» Challenge
Retype the opening lines of the data exactly, stopping after the line that contains "3.3, 3.0, 2.4];". Skip every picture.

______________________________

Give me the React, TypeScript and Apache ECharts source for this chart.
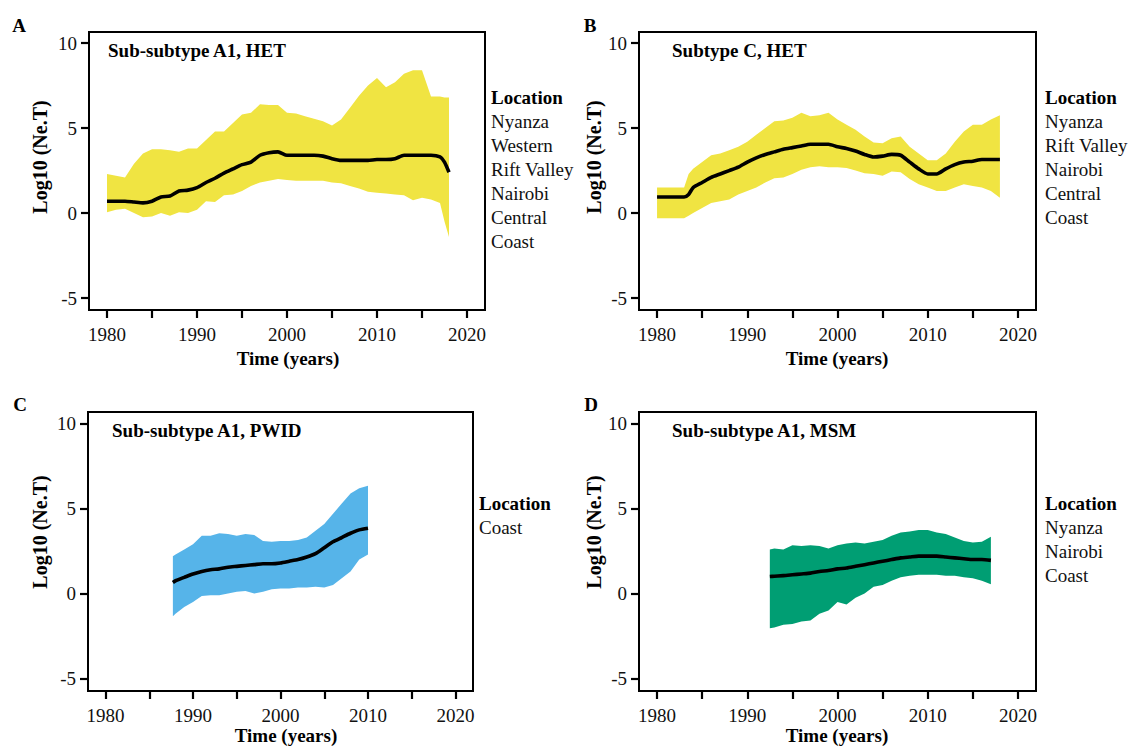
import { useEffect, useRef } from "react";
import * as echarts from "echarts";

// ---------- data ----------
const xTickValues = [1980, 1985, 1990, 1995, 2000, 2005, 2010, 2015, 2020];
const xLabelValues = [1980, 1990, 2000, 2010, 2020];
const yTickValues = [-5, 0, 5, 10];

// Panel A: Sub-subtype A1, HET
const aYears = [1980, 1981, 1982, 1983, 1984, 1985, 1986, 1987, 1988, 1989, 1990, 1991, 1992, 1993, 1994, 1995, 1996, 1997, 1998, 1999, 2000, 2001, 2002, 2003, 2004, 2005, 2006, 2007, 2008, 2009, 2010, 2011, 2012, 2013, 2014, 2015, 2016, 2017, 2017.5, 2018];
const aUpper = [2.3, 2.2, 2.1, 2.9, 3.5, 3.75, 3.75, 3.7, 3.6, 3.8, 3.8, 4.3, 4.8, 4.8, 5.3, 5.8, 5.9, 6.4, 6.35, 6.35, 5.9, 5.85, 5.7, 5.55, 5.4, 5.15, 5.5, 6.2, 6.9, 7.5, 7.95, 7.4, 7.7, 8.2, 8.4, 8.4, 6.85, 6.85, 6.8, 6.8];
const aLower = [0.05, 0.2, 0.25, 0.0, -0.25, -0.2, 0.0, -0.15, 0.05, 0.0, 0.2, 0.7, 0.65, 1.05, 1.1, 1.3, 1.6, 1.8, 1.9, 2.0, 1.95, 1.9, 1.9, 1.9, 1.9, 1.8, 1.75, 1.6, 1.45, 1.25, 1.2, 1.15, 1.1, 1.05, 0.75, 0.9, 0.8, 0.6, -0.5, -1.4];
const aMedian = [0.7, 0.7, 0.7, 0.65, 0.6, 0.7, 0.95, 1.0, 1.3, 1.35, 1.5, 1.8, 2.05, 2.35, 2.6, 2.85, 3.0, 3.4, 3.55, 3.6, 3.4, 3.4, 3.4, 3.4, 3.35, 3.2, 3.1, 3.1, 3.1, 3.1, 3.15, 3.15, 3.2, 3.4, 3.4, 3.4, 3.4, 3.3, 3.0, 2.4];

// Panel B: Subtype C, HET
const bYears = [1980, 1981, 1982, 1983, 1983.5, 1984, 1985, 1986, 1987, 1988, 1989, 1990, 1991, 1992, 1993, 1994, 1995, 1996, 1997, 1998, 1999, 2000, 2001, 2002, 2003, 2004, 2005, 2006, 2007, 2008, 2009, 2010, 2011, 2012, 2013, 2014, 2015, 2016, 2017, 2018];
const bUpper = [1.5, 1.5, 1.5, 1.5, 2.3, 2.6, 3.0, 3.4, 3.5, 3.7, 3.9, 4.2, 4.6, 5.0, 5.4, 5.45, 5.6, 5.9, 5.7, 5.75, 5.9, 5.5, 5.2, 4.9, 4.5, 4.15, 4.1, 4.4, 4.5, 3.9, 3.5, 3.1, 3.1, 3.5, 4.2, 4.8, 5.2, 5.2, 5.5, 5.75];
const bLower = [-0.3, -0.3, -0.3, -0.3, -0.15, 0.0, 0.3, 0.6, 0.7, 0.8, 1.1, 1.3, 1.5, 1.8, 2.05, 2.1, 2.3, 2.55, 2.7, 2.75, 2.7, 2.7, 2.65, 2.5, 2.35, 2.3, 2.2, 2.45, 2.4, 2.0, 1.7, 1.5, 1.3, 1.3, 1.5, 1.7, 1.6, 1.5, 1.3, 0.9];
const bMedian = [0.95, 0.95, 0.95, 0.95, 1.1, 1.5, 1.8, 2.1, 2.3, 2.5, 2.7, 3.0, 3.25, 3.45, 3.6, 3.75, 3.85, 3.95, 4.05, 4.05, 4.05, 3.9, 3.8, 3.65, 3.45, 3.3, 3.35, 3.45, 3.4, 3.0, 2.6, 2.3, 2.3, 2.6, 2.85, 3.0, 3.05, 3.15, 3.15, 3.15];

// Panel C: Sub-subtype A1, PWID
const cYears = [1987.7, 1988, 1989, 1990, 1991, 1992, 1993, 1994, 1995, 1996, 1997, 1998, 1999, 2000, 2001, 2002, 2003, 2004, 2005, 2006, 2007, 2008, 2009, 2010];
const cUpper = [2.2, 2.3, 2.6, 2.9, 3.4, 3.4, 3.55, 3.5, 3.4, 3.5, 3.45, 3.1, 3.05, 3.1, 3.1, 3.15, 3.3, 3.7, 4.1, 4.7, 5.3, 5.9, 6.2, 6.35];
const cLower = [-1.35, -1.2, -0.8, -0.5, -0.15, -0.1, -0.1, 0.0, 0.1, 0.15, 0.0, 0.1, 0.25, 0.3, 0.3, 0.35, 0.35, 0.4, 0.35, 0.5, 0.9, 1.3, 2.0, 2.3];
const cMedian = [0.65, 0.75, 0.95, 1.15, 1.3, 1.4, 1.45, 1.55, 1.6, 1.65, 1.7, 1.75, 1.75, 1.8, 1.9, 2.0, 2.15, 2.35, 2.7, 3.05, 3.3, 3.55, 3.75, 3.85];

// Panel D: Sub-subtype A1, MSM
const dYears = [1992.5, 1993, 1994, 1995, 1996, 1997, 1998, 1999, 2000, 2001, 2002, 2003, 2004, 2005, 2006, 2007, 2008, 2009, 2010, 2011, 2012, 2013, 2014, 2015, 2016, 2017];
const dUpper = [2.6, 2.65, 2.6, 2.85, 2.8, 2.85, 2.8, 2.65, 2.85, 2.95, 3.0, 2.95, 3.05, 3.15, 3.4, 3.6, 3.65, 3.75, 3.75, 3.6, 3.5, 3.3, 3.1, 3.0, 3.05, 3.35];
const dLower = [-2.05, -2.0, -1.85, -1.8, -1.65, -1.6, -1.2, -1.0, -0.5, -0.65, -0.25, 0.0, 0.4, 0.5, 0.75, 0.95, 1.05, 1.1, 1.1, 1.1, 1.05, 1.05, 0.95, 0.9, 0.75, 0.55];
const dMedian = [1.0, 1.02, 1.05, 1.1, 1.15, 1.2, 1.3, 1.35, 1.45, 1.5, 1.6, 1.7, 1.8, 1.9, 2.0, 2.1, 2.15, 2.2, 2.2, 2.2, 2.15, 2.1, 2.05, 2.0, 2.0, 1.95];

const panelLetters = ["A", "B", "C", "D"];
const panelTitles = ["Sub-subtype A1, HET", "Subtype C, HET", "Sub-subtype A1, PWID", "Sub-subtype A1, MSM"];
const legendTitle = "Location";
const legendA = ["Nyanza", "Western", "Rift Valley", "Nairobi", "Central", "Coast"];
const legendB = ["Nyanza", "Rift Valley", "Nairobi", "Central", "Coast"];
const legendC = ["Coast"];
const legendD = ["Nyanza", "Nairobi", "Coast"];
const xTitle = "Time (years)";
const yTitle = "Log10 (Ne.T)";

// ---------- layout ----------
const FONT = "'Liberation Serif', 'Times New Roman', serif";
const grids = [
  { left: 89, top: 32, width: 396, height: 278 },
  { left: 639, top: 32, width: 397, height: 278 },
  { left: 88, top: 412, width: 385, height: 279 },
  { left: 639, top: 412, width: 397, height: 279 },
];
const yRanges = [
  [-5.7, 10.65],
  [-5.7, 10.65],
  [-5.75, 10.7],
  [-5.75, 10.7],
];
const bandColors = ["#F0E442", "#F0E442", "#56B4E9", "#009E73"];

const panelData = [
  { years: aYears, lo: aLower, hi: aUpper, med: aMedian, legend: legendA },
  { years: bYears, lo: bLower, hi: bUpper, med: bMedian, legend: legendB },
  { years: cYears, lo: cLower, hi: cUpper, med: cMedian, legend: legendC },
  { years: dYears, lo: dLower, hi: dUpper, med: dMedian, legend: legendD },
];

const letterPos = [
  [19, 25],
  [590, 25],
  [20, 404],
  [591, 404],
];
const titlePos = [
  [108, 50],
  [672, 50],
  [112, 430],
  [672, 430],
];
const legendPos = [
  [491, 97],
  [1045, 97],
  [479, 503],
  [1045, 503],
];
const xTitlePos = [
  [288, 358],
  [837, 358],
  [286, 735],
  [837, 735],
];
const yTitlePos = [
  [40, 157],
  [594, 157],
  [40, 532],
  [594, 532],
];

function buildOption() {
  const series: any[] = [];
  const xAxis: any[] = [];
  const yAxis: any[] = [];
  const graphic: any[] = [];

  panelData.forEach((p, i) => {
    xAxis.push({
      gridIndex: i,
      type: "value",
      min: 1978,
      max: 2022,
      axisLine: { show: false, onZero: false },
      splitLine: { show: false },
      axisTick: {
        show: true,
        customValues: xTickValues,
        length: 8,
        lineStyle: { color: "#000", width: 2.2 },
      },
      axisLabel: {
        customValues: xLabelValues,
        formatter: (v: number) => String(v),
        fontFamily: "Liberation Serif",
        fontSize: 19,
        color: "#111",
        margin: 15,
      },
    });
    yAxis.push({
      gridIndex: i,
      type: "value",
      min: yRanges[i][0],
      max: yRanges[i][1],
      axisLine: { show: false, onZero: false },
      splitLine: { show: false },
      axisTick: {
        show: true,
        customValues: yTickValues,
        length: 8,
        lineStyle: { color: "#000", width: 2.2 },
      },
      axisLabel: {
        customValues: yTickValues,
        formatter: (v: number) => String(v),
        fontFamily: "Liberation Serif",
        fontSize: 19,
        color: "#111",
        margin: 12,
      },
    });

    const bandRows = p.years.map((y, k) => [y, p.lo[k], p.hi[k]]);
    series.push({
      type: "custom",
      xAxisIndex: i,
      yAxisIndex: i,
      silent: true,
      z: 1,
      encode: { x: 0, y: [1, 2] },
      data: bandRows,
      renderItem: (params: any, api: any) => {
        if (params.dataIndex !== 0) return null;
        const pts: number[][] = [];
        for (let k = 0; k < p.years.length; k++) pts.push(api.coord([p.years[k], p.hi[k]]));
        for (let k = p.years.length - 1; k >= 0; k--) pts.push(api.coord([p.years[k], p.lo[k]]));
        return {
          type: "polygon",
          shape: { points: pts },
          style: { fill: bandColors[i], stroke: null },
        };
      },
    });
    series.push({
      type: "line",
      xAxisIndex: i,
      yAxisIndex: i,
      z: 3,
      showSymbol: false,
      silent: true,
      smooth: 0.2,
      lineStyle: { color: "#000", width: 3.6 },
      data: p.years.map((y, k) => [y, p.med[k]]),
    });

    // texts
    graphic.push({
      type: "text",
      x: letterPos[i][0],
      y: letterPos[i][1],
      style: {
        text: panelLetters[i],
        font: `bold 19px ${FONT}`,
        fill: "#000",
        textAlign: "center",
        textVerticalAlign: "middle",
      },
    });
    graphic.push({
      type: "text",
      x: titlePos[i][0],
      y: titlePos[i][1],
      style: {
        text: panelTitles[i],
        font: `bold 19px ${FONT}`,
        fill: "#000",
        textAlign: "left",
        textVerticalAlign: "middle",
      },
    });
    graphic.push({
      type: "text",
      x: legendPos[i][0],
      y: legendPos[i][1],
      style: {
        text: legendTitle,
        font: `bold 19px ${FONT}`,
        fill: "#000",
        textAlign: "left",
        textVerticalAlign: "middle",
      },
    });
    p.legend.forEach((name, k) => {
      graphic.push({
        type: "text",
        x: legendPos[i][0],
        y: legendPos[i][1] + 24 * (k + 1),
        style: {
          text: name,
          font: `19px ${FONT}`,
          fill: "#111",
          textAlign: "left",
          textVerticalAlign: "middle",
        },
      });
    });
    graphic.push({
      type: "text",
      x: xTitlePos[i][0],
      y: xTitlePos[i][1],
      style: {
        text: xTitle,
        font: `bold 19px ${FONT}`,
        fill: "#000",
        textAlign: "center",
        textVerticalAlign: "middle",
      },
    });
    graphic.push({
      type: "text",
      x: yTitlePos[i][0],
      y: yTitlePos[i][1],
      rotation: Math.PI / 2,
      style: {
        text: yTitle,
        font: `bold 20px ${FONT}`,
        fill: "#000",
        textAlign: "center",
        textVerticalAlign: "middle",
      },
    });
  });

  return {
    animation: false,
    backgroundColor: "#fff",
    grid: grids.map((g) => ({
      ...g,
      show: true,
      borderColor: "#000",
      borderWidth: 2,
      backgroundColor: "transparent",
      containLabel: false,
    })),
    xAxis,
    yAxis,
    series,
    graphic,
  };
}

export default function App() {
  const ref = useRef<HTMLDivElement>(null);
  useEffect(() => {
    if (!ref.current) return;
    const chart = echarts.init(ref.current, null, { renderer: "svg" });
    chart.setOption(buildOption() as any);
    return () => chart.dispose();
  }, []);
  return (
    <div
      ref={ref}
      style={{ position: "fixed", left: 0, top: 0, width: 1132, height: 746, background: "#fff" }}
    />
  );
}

______________________________

» Written answer
Give me the React, TypeScript and Apache ECharts source for this chart.
import { useEffect, useRef } from "react";
import * as echarts from "echarts";

// ---------- data ----------
const xTickValues = [1980, 1985, 1990, 1995, 2000, 2005, 2010, 2015, 2020];
const xLabelValues = [1980, 1990, 2000, 2010, 2020];
const yTickValues = [-5, 0, 5, 10];

// Panel A: Sub-subtype A1, HET
const aYears = [1980, 1981, 1982, 1983, 1984, 1985, 1986, 1987, 1988, 1989, 1990, 1991, 1992, 1993, 1994, 1995, 1996, 1997, 1998, 1999, 2000, 2001, 2002, 2003, 2004, 2005, 2006, 2007, 2008, 2009, 2010, 2011, 2012, 2013, 2014, 2015, 2016, 2017, 2017.5, 2018];
const aUpper = [2.3, 2.2, 2.1, 2.9, 3.5, 3.75, 3.75, 3.7, 3.6, 3.8, 3.8, 4.3, 4.8, 4.8, 5.3, 5.8, 5.9, 6.4, 6.35, 6.35, 5.9, 5.85, 5.7, 5.55, 5.4, 5.15, 5.5, 6.2, 6.9, 7.5, 7.95, 7.4, 7.7, 8.2, 8.4, 8.4, 6.85, 6.85, 6.8, 6.8];
const aLower = [0.05, 0.2, 0.25, 0.0, -0.25, -0.2, 0.0, -0.15, 0.05, 0.0, 0.2, 0.7, 0.65, 1.05, 1.1, 1.3, 1.6, 1.8, 1.9, 2.0, 1.95, 1.9, 1.9, 1.9, 1.9, 1.8, 1.75, 1.6, 1.45, 1.25, 1.2, 1.15, 1.1, 1.05, 0.75, 0.9, 0.8, 0.6, -0.5, -1.4];
const aMedian = [0.7, 0.7, 0.7, 0.65, 0.6, 0.7, 0.95, 1.0, 1.3, 1.35, 1.5, 1.8, 2.05, 2.35, 2.6, 2.85, 3.0, 3.4, 3.55, 3.6, 3.4, 3.4, 3.4, 3.4, 3.35, 3.2, 3.1, 3.1, 3.1, 3.1, 3.15, 3.15, 3.2, 3.4, 3.4, 3.4, 3.4, 3.3, 3.0, 2.4];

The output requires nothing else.